NEW GAS IS DISCOVERED HIGH IN ATMOSPHERE OF THE EARTH
A new and hitherto unknown atmospheric gas, a combination of oxygen and nitrogen, exists 10 to 25 miles above the Earth’s surface, Drs. Arthur Adel and C.O. Lampland of the Lowell Observatory, Flagstaff, Ariz., announced to the American Association for the Advancement of Science at the Indianapolis meeting.
It is nitrogen pentoxide, its molecule consisting of two atoms of nitrogen and five of oxygen. It is probably the rarest of gases of the air, present only in the outer regions where the ultraviolet rays of the sunlight bring oxygen and nitrogen into combination.
Existence of the new gas in the ozone layer of the atmosphere was demonstrated by delicate spectroscopy of the far infrared region of the spectrum. If the new gas existed nearer to Earth in the air around us, it would not be detectable by the most refined chemical and physical methods. Because the nitrogen pentoxide takes out certain portions of the sunlight as it comes through the atmosphere to Earth, its existence could be detected.
The situation of Lowell Observatory high on a mountain in a dry atmosphere contributed to the discovery.
BALL-AND-SOCKET JOINT FOUND IN DINOSAUR SKULL
What use was there for a ball-and-socket jointed bone at the back of a dinosaur’s skull?
Charles W. Gilmore, curator of vertebrate paleontology at the U.S. National Museum, would like to know.
At the back of the skull of a hadrosaur, a rooster-crested monster that once lived in Montana, he has found a bone arrangement that has never been found in any other kind of skull. A relatively small, triangular bone bears on its front edge a socket or cup, which fits neatly over a ball-shaped projection on the bone in front of it.

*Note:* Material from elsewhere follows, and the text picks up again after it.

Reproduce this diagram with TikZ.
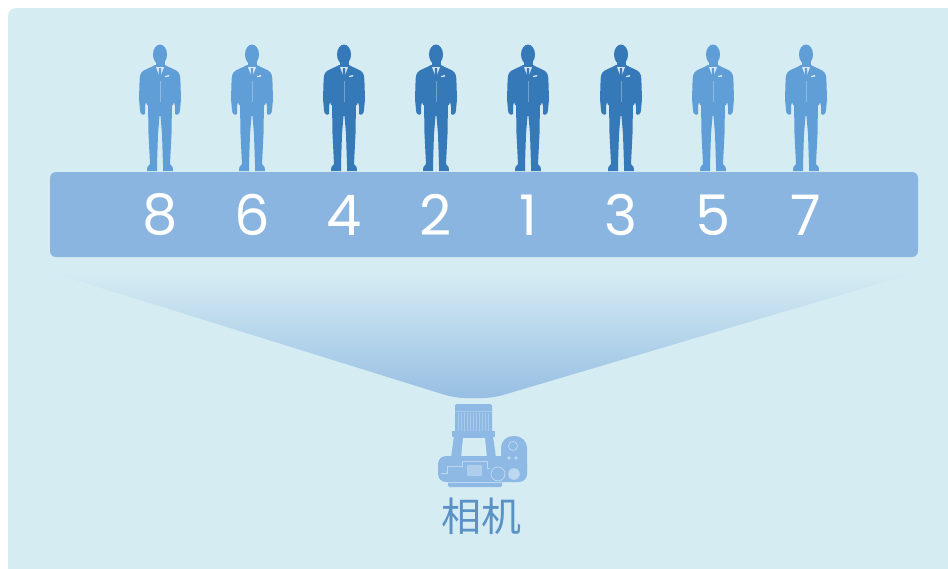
\documentclass[tikz,border=0pt]{standalone}
\usepackage{fontspec}
\newfontfamily\numfont{Poppins}
\newfontfamily\cjk{Noto Sans CJK SC}
\definecolor{panel}{HTML}{D6ECF3}
\definecolor{bar}{HTML}{89B5E0}
\definecolor{manlight}{HTML}{5F9ED7}
\definecolor{mandark}{HTML}{3679B8}
\definecolor{funnel}{HTML}{97BFE3}
\definecolor{cam}{HTML}{8DB9E4}
\definecolor{camline}{HTML}{BCD8F0}
\definecolor{label}{HTML}{5A92C6}
\tikzset{
  num/.style={text=white, inner sep=0pt, font=\numfont\fontsize{56}{56}\selectfont},
  camlbl/.style={text=label, inner sep=0pt, font=\cjk\fontsize{40}{40}\selectfont},
  % standing man in a suit; origin at the top of the head, y pointing down
  man/.pic={
    \fill[#1] (0,10.5) ellipse [x radius=7pt, y radius=10pt];
    \fill[#1] (-4.5,15) rectangle (4.5,24);
    \fill[#1] (-5,21) .. controls (-9,23.5) and (-14,25) .. (-17,27)
      .. controls (-20,29) and (-20.5,33) .. (-20.5,39)
      -- (-21,55) -- (-20,66)
      .. controls (-20,70) and (-17,72) .. (-15,70)
      -- (-15,62) -- (-14,58) -- (-13,61) -- (13,61) -- (14,58) -- (15,62) -- (15,70)
      .. controls (17,72) and (20,70) .. (20,66)
      -- (21,55) -- (20.5,39)
      .. controls (20.5,33) and (20,29) .. (17,27)
      .. controls (14,25) and (9,23.5) .. (5,21) -- cycle;
    \fill[#1] (-12,58) -- (12,58) -- (11.5,90) -- (10,120)
      .. controls (12,122) and (14,124) .. (13,127) -- (3,127) -- (3,121)
      -- (2,90) -- (0.5,72) -- (-0.5,72) -- (-2,90) -- (-3,121) -- (-3,127)
      -- (-13,127) .. controls (-14,124) and (-12,122) .. (-10,120)
      -- (-11.5,90) -- cycle;
    \fill[white, opacity=.8] (-4,23) -- (4,23) -- (0,34) -- cycle;
    \fill[#1] (-1,24) -- (1,24) -- (1.5,33) -- (0,37) -- (-1.5,33) -- cycle;
    \fill[white, opacity=.8] (5,32) -- (9,31) -- (9,32.5) -- (5,33.2) -- cycle;
    \draw[white, opacity=.3, line width=.4pt] (0,37) -- (0,58);
  }
}
\begin{document}
\begin{tikzpicture}[x=1pt, y=-1pt]
\useasboundingbox (0,0) rectangle (948,568);
\begin{scope}
  \clip (0,0) rectangle (948,568);
  \fill[panel, rounded corners=8] (8,8) rectangle (980,600);
\end{scope}

% field of view from the camera up to the row of people
\shade[top color=panel, bottom color=funnel, rounded corners=10]
  (50,272) -- (918,272) -- (493,398) -- (455,398) -- cycle;

% the row of people
\pic at (160,44) {man=manlight};
\pic at (252,44) {man=manlight};
\pic at (344,44) {man=mandark};
\pic at (436,44) {man=mandark};
\pic at (528,44) {man=mandark};
\pic at (621,44) {man=mandark};
\pic at (713,44) {man=manlight};
\pic at (806,44) {man=manlight};

% numbered bar
\fill[bar, rounded corners=6] (50,172) rectangle (918,257);
\node[num] (n8) at (160,215) {8};
\node[num] (n6) at (252,215) {6};
\node[num] (n4) at (344,215) {4};
\node[num] (n2) at (436,215) {2};
\node[num] (n1) at (528,215) {1};
\node[num] (n3) at (621,215) {3};
\node[num] (n5) at (713,215) {5};
\node[num] (n7) at (806,215) {7};

% camera seen from above
\fill[cam, rounded corners=1.5] (455,404) rectangle (492,434);
\foreach \x in {458,461,...,490} \draw[camline!60!cam, line width=.6pt] (\x,413) -- (\x,431);
\draw[camline!60!cam, line width=.5pt] (455,411) -- (492,411);
\fill[cam] (452,431) rectangle (495,437);
\fill[cam] (454,436) -- (493,436) -- (496,458) -- (451,458) -- cycle;
\fill[panel] (463,438) -- (485,438) -- (487,458.5) -- (461,458.5) -- cycle;
\fill[cam, rounded corners=8] (438,456) rectangle (527,482);
\fill[cam, rounded corners=12] (501,436) rectangle (527,482);
\fill[cam, rounded corners=1.5] (448,478) rectangle (502,487);
\draw[camline, line width=.8pt] (513,446) circle (4.5pt);
\fill[camline] (509,458) circle (1.8pt);
\fill[camline] (516,458) circle (1.8pt);
\draw[camline, line width=.8pt] (498,474) circle (7pt);
\fill[camline] (514,474) circle (5.8pt);
\fill[camline!70!cam, rounded corners=1] (467,465) rectangle (482,476);
\draw[camline, line width=.6pt] (441,473) -- (447,473) -- (447,466) -- (462,466) -- (462,461) -- (487,461) -- (487,468) -- (490,468);
\draw[camline, line width=.6pt] (448,482) -- (502,482);
\node[camlbl] (cap) at (481,516) {相机};
\end{tikzpicture}
\end{document}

Whatever was the use of this unique skull-joint, it could hardly have been to make room for the hadrosaur’s massive brain. For the hadrosaur’s brain was anything but massive. It couldn’t have weighed more than 2 or 3 ounces. It was enough to see, hear, and probably smell with, but that was about all. But then, very likely a dinosaur never bothered to think—except possibly once in a while about another dinosaur.